The team will gather data on the effects of eTMS on a group of 30 people who have PTSD. Trial organizers claim the benefit of eTMS as a treatment for PTSD is that it is a non-invasive treatment and highly localized. Sherwood said this gives eTMS an advantage over taking medication, which is distributed throughout the entire body.

“PTSD occurs when exposure to a traumatic event causes the brain to develop abnormal neural pathways, which lead to heightened emotional responses and social anxiety. These responses can be triggered by stimuli that remind a person of the traumatic event,” said Sherwood.

According to researchers, when beginning treatment, the patient receives a baseline brain activity recording to establish individualized stimulation parameters. The treatment involves a small black coil positioned over the patient’s head and emits a magnetic field in a cyclical-based paradigm that non-invasively stimulates that brain for 20 minutes each session. The treatment is repeated 20 times over five weeks.

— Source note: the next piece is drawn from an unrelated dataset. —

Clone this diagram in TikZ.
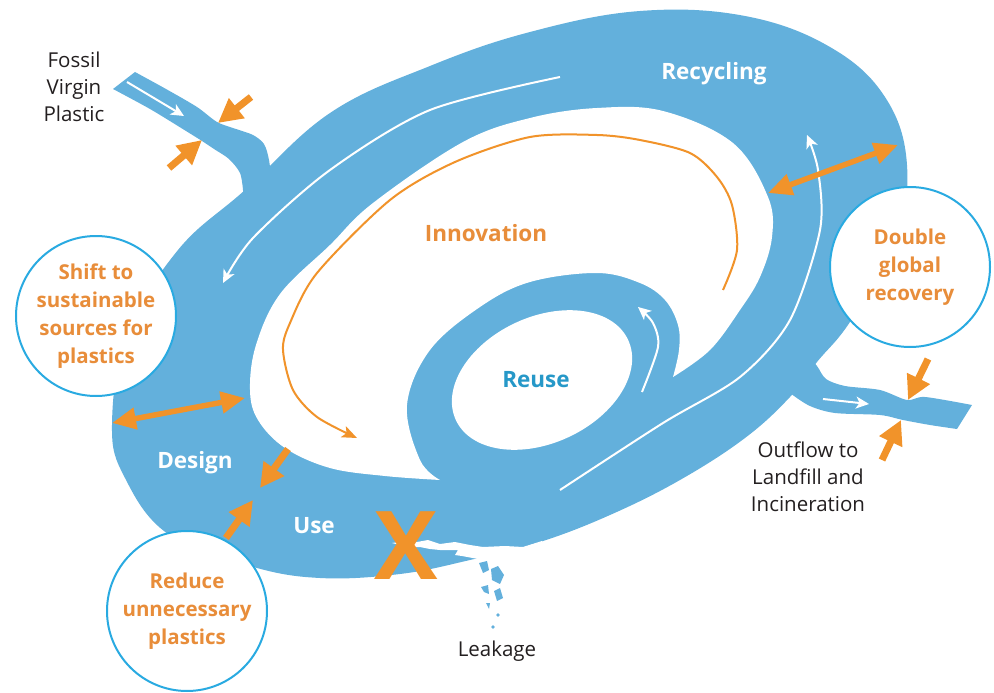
\documentclass[tikz,border=0pt]{standalone}
\usepackage{fontspec}
\setmainfont{Open Sans}
\usetikzlibrary{arrows.meta}
\definecolor{ringblue}{RGB}{99,176,220}
\definecolor{arrorange}{RGB}{241,147,42}
\definecolor{txtorange}{RGB}{232,141,58}
\definecolor{circblue}{RGB}{41,170,225}
\definecolor{reuseblue}{RGB}{38,152,200}
\definecolor{darktxt}{RGB}{35,31,32}
\begin{document}
\begin{tikzpicture}[x=1pt,y=-1pt,
  pincharrow/.style={draw=arrorange, line width=7pt, -{Triangle[length=24pt,width=24pt]}},
  dblarrow/.style={draw=arrorange, line width=5.5pt, {Triangle[length=24pt,width=21pt]}-{Triangle[length=24pt,width=21pt]}},
  flowarrow/.style={draw=white, line width=2pt, -{Stealth[length=13pt,width=12pt,inset=3.5pt]}},
  innoarrow/.style={draw=arrorange, line width=2pt, -{Stealth[length=15pt,width=12pt,inset=3.5pt]}},
  goalcircle/.style={circle, draw=circblue, line width=2pt, fill=white, minimum size=160pt, inner sep=0pt, align=center, text=txtorange, font=\bfseries\fontsize{20.5}{28}\selectfont},
  ringlabel/.style={anchor=base, font=\bfseries\fontsize{22.5}{26}\selectfont, text=white},
  plainlabel/.style={align=center, text=darktxt, font=\fontsize{20.5}{27}\selectfont}
]
\useasboundingbox (0,0) rectangle (994,693);

% streams
\fill[ringblue] (113,89) -- (135,72) -- plot[smooth,tension=0.5] coordinates {(135,72) (166,89) (197,107) (217,122) (236,129) (253,135) (264,144) (269,160) (272,185)} -- (262,205) -- (245,205) -- plot[smooth,tension=0.5] coordinates {(243,190) (240,173) (229,159) (214,149) (202,141) (186,131) (150,109) (113,89)} -- cycle;
\fill[ringblue] plot[smooth,tension=0.5] coordinates {(805,352) (817,366) (826,379) (845,386) (880,390) (907,400) (925,397) (972,405)} -- (957,429) -- plot[smooth,tension=0.5] coordinates {(957,429) (930,425) (903,420) (880,415) (835,413) (810,406) (790,393) (778,382)} -- cycle;

% main ring
\fill[ringblue] plot[smooth cycle, tension=0.65] coordinates {(112,425) (127,335) (178,250) (245,190) (330,113) (430,66) (530,32) (640,11) (745,16) (830,47) (885,97) (907,165) (895,245) (850,322) (817,362) (790,397) (745,438) (680,480) (610,515) (540,542) (470,560) (400,574) (320,578) (250,566) (168,534) (125,478)};

% inner hole
\fill[white] (440,480) -- plot[smooth,tension=0.6] coordinates {(440,480) (385,476) (330,468) (285,448) (258,420) (250,390) (256,345) (280,294) (330,245) (373,203) (463,142) (530,118) (597,108) (663,111) (733,143) (768,197) (772,237) (760,277) (740,310) (710,350) (673,377)} -- plot[smooth,tension=0.6] coordinates {(673,377) (679,350) (678,325) (665,300) (640,283) (597,273) (530,282) (480,307) (430,350) (407,405) (420,460) (440,480)} -- cycle;

% reuse hole
\fill[white, rotate around={25:(542,380)}] (542,380) ellipse [x radius=95pt, y radius=63pt];

% crack and leakage
\fill[white] (392,543) -- (405,541) -- (417,542) -- (428,540) -- (440,544) -- (455,542) -- (470,545) -- (483,547) -- (505,546) -- (523,547) -- (542,541) -- (548,560) -- (482,566) -- (478,559) -- (462,556) -- (455,555) -- (458,550) -- (440,550) -- (430,549) -- (420,547) -- (408,547) -- cycle;
\fill[ringblue] (479,563) -- (487,561) -- (489,570) -- (483,573) -- cycle;
\fill[ringblue] (491,569) -- (498,566) -- (504,575) -- (500,584) -- (492,580) -- cycle;
\fill[ringblue] (481,587) -- (488,585) -- (489,594) -- (484,592) -- cycle;
\fill[ringblue] (494,591) -- (500,588) -- (503,598) -- (497,601) -- cycle;
\fill[ringblue] (486,603) -- (490,603) -- (489,609) -- cycle;
\fill[ringblue] (498,615) circle[radius=1.8pt];
\fill[ringblue] (493,627) circle[radius=1.8pt];

\node[font=\bfseries\fontsize{95}{95}\selectfont, text=arrorange, inner sep=0pt] (xmark) at (406,546) {X};

% flow arrows
\draw[flowarrow] plot[smooth] coordinates {(560,77) (430,110) (330,170) (253,238) (223,283)};
\draw[flowarrow] plot[smooth] coordinates {(560,490) (663,423) (740,377) (790,320) (820,230) (818,170) (807,135)};
\draw[flowarrow] plot[smooth] coordinates {(642,392) (658,347) (653,323) (638,307)};
\draw[innoarrow] plot[smooth] coordinates {(723,290) (737,250) (732,205) (717,177) (690,153) (640,140) (597,135) (530,137) (455,162) (390,200) (317,273) (290,323) (283,350) (293,390) (317,417) (357,438)};

\coordinate (fa1) at (127,82); \coordinate (fa2) at (184,116);
\draw[flowarrow] (fa1) -- (fa2);
\coordinate (oa1) at (823,399); \coordinate (oa2) at (869,404);
\draw[flowarrow] (oa1) -- (oa2);

% circles
\node[goalcircle] (shift) at (96,316) {Shift to\\sustainable\\sources for\\plastics};
\node[goalcircle] (double) at (910,267) {Double\\global\\recovery};
\node[goalcircle] (reduce) at (187,611) {Reduce\\unnecessary\\plastics};

% double arrows
\coordinate (dl1) at (112,423); \coordinate (dl2) at (245,398);
\draw[dblarrow] (dl1) -- (dl2);
\coordinate (dr1) at (768,193); \coordinate (dr2) at (898,145);
\draw[dblarrow] (dr1) -- (dr2);

% pinch arrows
\coordinate (p1t) at (251,97); \coordinate (p1h) at (218,123);
\coordinate (p2t) at (169,168); \coordinate (p2h) at (202,140);
\draw[pincharrow] (p1t) -- (p1h);
\draw[pincharrow] (p2t) -- (p2h);
\coordinate (p3t) at (928,359); \coordinate (p3h) at (908,400);
\coordinate (p4t) at (882,460); \coordinate (p4h) at (901,420);
\draw[pincharrow] (p3t) -- (p3h);
\draw[pincharrow] (p4t) -- (p4h);
\coordinate (p5t) at (288,449); \coordinate (p5h) at (260,488);
\coordinate (p6t) at (226,538); \coordinate (p6h) at (253,500);
\draw[pincharrow] (p5t) -- (p5h);
\draw[pincharrow] (p6t) -- (p6h);

% labels
\node[ringlabel] (recyc) at (714,80) {Recycling};
\node[ringlabel, text=txtorange] (innov) at (486,241) {Innovation};
\node[ringlabel, text=reuseblue] (reuse) at (536,387) {Reuse};
\node[ringlabel] (design) at (195,468) {Design};
\node[ringlabel] (use) at (314,533) {Use};
\node[plainlabel] (fossil) at (74,87) {Fossil\\Virgin\\Plastic};
\node[plainlabel] (outflow) at (808,477) {Outflow to\\Landfill and\\Incineration};
\node[plainlabel] (leak) at (497,651) {Leakage};
\end{tikzpicture}
\end{document}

“The treatment area of the magnetic field is about a one-centimeter sphere which induces an electrical field with it,” said Sherwood. “The electrical field causes sodium and other chemicals to move with it, which may have the potential to change brain activity at the neuronal level, to help drive normal responses to everyday emotional events.”

After researchers collect and submit the data, they will begin the second phase of the research project. The second phase will be a controlled study involving a sham group and an active group. The goal of the second phase will be to determine the efficacy of the treatment.

WSU researchers hope to achieve FDA approval of eTMS. This would enable third-party billing for the treatment of PTSD.